→ What is needed:
Repeat the listing exactly as given, omitting every image.

→ Information shown:
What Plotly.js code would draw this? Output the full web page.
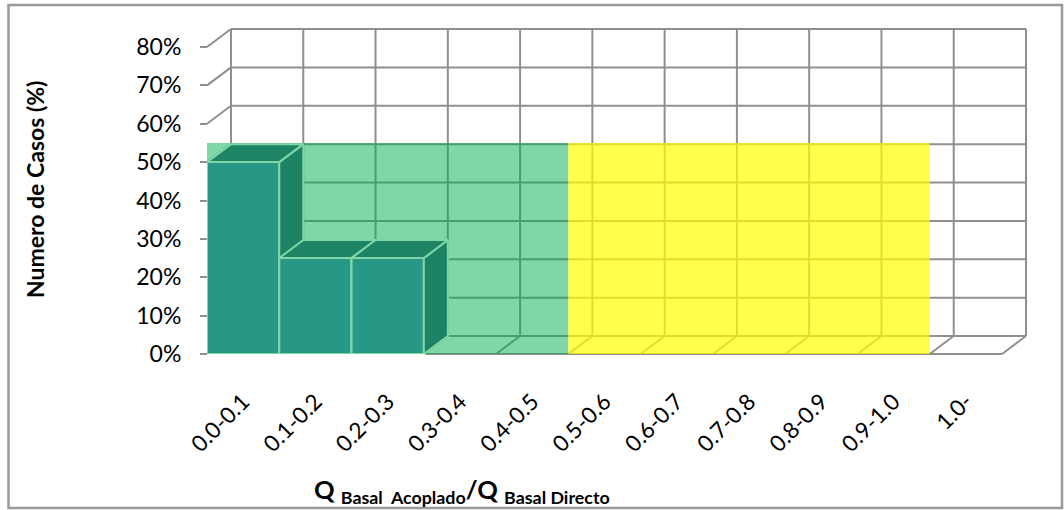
<!DOCTYPE html>
<html>
<head>
<meta charset="utf-8">
<script src="https://cdn.plot.ly/plotly-3.0.1.min.js"></script>
<style>html,body{margin:0;padding:0;background:#fff;}#chart{width:1064px;height:510px;}</style>
</head>
<body>
<div id="chart"></div>
<script>
// ---- data ----
const categories = ['0.0-0.1','0.1-0.2','0.2-0.3','0.3-0.4','0.4-0.5','0.5-0.6','0.6-0.7','0.7-0.8','0.8-0.9','0.9-1.0','1.0-'];
const casos = [50, 25, 25, 0, 0, 0, 0, 0, 0, 0, 0];           // % of cases
const yTickVals = [0, 10, 20, 30, 40, 50, 60, 70, 80];
const yTickText = ['0%','10%','20%','30%','40%','50%','60%','70%','80%'];
const zoneFrom = ['0.0-0.1', '0.5-0.6'];
const zoneTo   = ['0.4-0.5', '0.9-1.0'];
const zoneTop  = [55, 55];

// ---- style / geometry ----
const FONT = 'Lato, "Open Sans", sans-serif';
const DX = 0.332;          // depth offset in category units
const DY = 4.69;           // depth offset in % units
const YMAX = 80;
const zoneColors = ['rgba(0,176,80,0.5)', 'rgba(255,255,0,0.7)'];
const GRID = '#8f8f8f';
const BAR_FRONT = '#4F81BD', BAR_SIDE = 'rgb(56,86,120)', BAR_TOP = 'rgb(58,90,124)';

// plot area in px: x 207..1026, y 29..354 ; pad 4px for line clipping
const PADX = 4 / 72.27, PADY = 4 / 3.8375;
const nCat = categories.length;
const xr = [-0.5 - PADX, nCat - 0.5 + DX + PADX];
const yr = [-PADY, YMAX + DY + PADY];

// ---- grid (back wall, left wall, floor) ----
const gx = [], gy = [];
function seg(x0, y0, x1, y1) { gx.push(x0, x1, null); gy.push(y0, y1, null); }
yTickVals.forEach(v => {
  seg(-0.5 + DX, v + DY, nCat - 0.5 + DX, v + DY);   // back wall horizontal
  seg(-0.5, v, -0.5 + DX, v + DY);                     // left wall
});
for (let i = 0; i <= nCat; i++) {
  const xb = i - 0.5;
  seg(xb + DX, DY, xb + DX, YMAX + DY);                // back wall vertical
  seg(xb, 0, xb + DX, DY);                             // floor depth line
}
seg(-0.5, 0, nCat - 0.5, 0);                           // floor front edge

const traces = [{
  type: 'scatter', mode: 'lines', x: gx, y: gy,
  line: { color: GRID, width: 2 }, hoverinfo: 'skip'
}];

// ---- 3D bars ----
const edge = { color: '#ffffff', width: 2 };
casos.forEach((v, i) => {
  if (!(v > 0)) return;
  const l = i - 0.5, r = i + 0.5;
  traces.push({ type: 'scatter', mode: 'lines', fill: 'toself', fillcolor: BAR_FRONT, line: edge,
    x: [l, r, r, l, l], y: [0, 0, v, v, 0], hoverinfo: 'skip' });
  traces.push({ type: 'scatter', mode: 'lines', fill: 'toself', fillcolor: BAR_SIDE, line: edge,
    x: [r, r + DX, r + DX, r, r], y: [0, DY, v + DY, v, 0], hoverinfo: 'skip' });
  traces.push({ type: 'scatter', mode: 'lines', fill: 'toself', fillcolor: BAR_TOP, line: edge,
    x: [l, r, r + DX, l + DX, l], y: [v, v, v + DY, v + DY, v], hoverinfo: 'skip' });
});

// ---- translucent highlight zones ----
zoneFrom.forEach((c, k) => {
  const a = categories.indexOf(c) - 0.5, b = categories.indexOf(zoneTo[k]) + 0.5;
  traces.push({ type: 'scatter', mode: 'lines', fill: 'toself', fillcolor: zoneColors[k],
    line: { width: 0, color: 'rgba(0,0,0,0)' },
    x: [a, b, b, a, a], y: [0, 0, zoneTop[k], zoneTop[k], 0], hoverinfo: 'skip' });
});

// ---- layout ----
const L = 203, R = 34, T = 25, B = 152, W = 1064, H = 510;
const pw = W - L - R, ph = H - T - B;
const px2x = p => (p - L) / pw;
const py2y = p => (H - B - p) / ph;

const layout = {
  width: W, height: H,
  margin: { l: L, r: R, t: T, b: B, pad: 0 },
  paper_bgcolor: '#ffffff', plot_bgcolor: '#ffffff',
  showlegend: false, hovermode: false,
  font: { family: FONT, color: '#000000', size: 22 },
  xaxis: {
    range: xr, anchor: 'free', position: py2y(354),
    tickmode: 'array', tickvals: categories.map((c, i) => i), ticktext: categories,
    tickangle: -45, ticks: '', showgrid: false, zeroline: false, showline: false,
    ticklabelstandoff: 29,
    tickfont: { family: FONT, size: 22.5, color: '#000' }, fixedrange: true
  },
  yaxis: {
    range: yr, anchor: 'free', position: px2x(207),
    tickmode: 'array', tickvals: yTickVals, ticktext: yTickText,
    ticks: 'outside', ticklen: 7, tickwidth: 2, tickcolor: GRID,
    ticklabelstandoff: 14,
    showgrid: false, zeroline: false, showline: false,
    tickfont: { family: FONT, size: 23, color: '#000' }, fixedrange: true
  },
  annotations: [
    { xref: 'paper', yref: 'paper', x: px2x(35), y: py2y(190), xanchor: 'center', yanchor: 'middle',
      text: '<b>Numero de Casos (%)</b>', textangle: -90, showarrow: false,
      font: { family: FONT, size: 23, color: '#000' } },
    { xref: 'paper', yref: 'paper', x: px2x(312), y: py2y(491), xanchor: 'left', yanchor: 'middle',
      text: '<b>Q <sub>Basal&nbsp; Acoplado</sub>/Q <sub>Basal Directo</sub></b>', showarrow: false,
      font: { family: FONT, size: 25.5, color: '#000' } }
  ],
  shapes: [
    { type: 'rect', xref: 'paper', yref: 'paper', x0: px2x(8.5), x1: px2x(1062), y0: py2y(508), y1: py2y(5),
      line: { color: '#999999', width: 2.5 }, fillcolor: 'rgba(0,0,0,0)', layer: 'above' }
  ]
};

Plotly.newPlot('chart', traces, layout, { staticPlot: true, displayModeBar: false });
</script>
</body>
</html>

→ Task result:
What Plotly.js code would draw this? Output the full web page.
<!DOCTYPE html>
<html>
<head>
<meta charset="utf-8">
<script src="https://cdn.plot.ly/plotly-3.0.1.min.js"></script>
<style>html,body{margin:0;padding:0;background:#fff;}#chart{width:1064px;height:510px;}</style>
</head>
<body>
<div id="chart"></div>
<script>
// ---- data ----
const categories = ['0.0-0.1','0.1-0.2','0.2-0.3','0.3-0.4','0.4-0.5','0.5-0.6','0.6-0.7','0.7-0.8','0.8-0.9','0.9-1.0','1.0-'];
const casos = [50, 25, 25, 0, 0, 0, 0, 0, 0, 0, 0];           // % of cases
const yTickVals = [0, 10, 20, 30, 40, 50, 60, 70, 80];
const yTickText = ['0%','10%','20%','30%','40%','50%','60%','70%','80%'];
const zoneFrom = ['0.0-0.1', '0.5-0.6'];
const zoneTo   = ['0.4-0.5', '0.9-1.0'];
const zoneTop  = [55, 55];

// ---- style / geometry ----
const FONT = 'Lato, "Open Sans", sans-serif';
const DX = 0.332;          // depth offset in category units
const DY = 4.69;           // depth offset in % units
const YMAX = 80;
const zoneColors = ['rgba(0,176,80,0.5)', 'rgba(255,255,0,0.7)'];
const GRID = '#8f8f8f';
const BAR_FRONT = '#4F81BD', BAR_SIDE = 'rgb(56,86,120)', BAR_TOP = 'rgb(58,90,124)';

// plot area in px: x 207..1026, y 29..354 ; pad 4px for line clipping
const PADX = 4 / 72.27, PADY = 4 / 3.8375;
const nCat = categories.length;
const xr = [-0.5 - PADX, nCat - 0.5 + DX + PADX];
const yr = [-PADY, YMAX + DY + PADY];

// ---- grid (back wall, left wall, floor) ----
const gx = [], gy = [];
function seg(x0, y0, x1, y1) { gx.push(x0, x1, null); gy.push(y0, y1, null); }
yTickVals.forEach(v => {
  seg(-0.5 + DX, v + DY, nCat - 0.5 + DX, v + DY);   // back wall horizontal
  seg(-0.5, v, -0.5 + DX, v + DY);                     // left wall
});
for (let i = 0; i <= nCat; i++) {
  const xb = i - 0.5;
  seg(xb + DX, DY, xb + DX, YMAX + DY);                // back wall vertical
  seg(xb, 0, xb + DX, DY);                             // floor depth line
}
seg(-0.5, 0, nCat - 0.5, 0);                           // floor front edge

const traces = [{
  type: 'scatter', mode: 'lines', x: gx, y: gy,
  line: { color: GRID, width: 2 }, hoverinfo: 'skip'
}];

// ---- 3D bars ----
const edge = { color: '#ffffff', width: 2 };
casos.forEach((v, i) => {
  if (!(v > 0)) return;
  const l = i - 0.5, r = i + 0.5;
  traces.push({ type: 'scatter', mode: 'lines', fill: 'toself', fillcolor: BAR_FRONT, line: edge,
    x: [l, r, r, l, l], y: [0, 0, v, v, 0], hoverinfo: 'skip' });
  traces.push({ type: 'scatter', mode: 'lines', fill: 'toself', fillcolor: BAR_SIDE, line: edge,
    x: [r, r + DX, r + DX, r, r], y: [0, DY, v + DY, v, 0], hoverinfo: 'skip' });
  traces.push({ type: 'scatter', mode: 'lines', fill: 'toself', fillcolor: BAR_TOP, line: edge,
    x: [l, r, r + DX, l + DX, l], y: [v, v, v + DY, v + DY, v], hoverinfo: 'skip' });
});

// ---- translucent highlight zones ----
zoneFrom.forEach((c, k) => {
  const a = categories.indexOf(c) - 0.5, b = categories.indexOf(zoneTo[k]) + 0.5;
  traces.push({ type: 'scatter', mode: 'lines', fill: 'toself', fillcolor: zoneColors[k],
    line: { width: 0, color: 'rgba(0,0,0,0)' },
    x: [a, b, b, a, a], y: [0, 0, zoneTop[k], zoneTop[k], 0], hoverinfo: 'skip' });
});

// ---- layout ----
const L = 203, R = 34, T = 25, B = 152, W = 1064, H = 510;
const pw = W - L - R, ph = H - T - B;
const px2x = p => (p - L) / pw;
const py2y = p => (H - B - p) / ph;

const layout = {
  width: W, height: H,
  margin: { l: L, r: R, t: T, b: B, pad: 0 },
  paper_bgcolor: '#ffffff', plot_bgcolor: '#ffffff',
  showlegend: false, hovermode: false,
  font: { family: FONT, color: '#000000', size: 22 },
  xaxis: {
    range: xr, anchor: 'free', position: py2y(354),
    tickmode: 'array', tickvals: categories.map((c, i) => i), ticktext: categories,
    tickangle: -45, ticks: '', showgrid: false, zeroline: false, showline: false,
    ticklabelstandoff: 29,
    tickfont: { family: FONT, size: 22.5, color: '#000' }, fixedrange: true
  },
  yaxis: {
    range: yr, anchor: 'free', position: px2x(207),
    tickmode: 'array', tickvals: yTickVals, ticktext: yTickText,
    ticks: 'outside', ticklen: 7, tickwidth: 2, tickcolor: GRID,
    ticklabelstandoff: 14,
    showgrid: false, zeroline: false, showline: false,
    tickfont: { family: FONT, size: 23, color: '#000' }, fixedrange: true
  },
  annotations: [
    { xref: 'paper', yref: 'paper', x: px2x(35), y: py2y(190), xanchor: 'center', yanchor: 'middle',
      text: '<b>Numero de Casos (%)</b>', textangle: -90, showarrow: false,
      font: { family: FONT, size: 23, color: '#000' } },
    { xref: 'paper', yref: 'paper', x: px2x(312), y: py2y(491), xanchor: 'left', yanchor: 'middle',
      text: '<b>Q <sub>Basal&nbsp; Acoplado</sub>/Q <sub>Basal Directo</sub></b>', showarrow: false,
      font: { family: FONT, size: 25.5, color: '#000' } }
  ],
  shapes: [
    { type: 'rect', xref: 'paper', yref: 'paper', x0: px2x(8.5), x1: px2x(1062), y0: py2y(508), y1: py2y(5),
      line: { color: '#999999', width: 2.5 }, fillcolor: 'rgba(0,0,0,0)', layer: 'above' }
  ]
};

Plotly.newPlot('chart', traces, layout, { staticPlot: true, displayModeBar: false });
</script>
</body>
</html>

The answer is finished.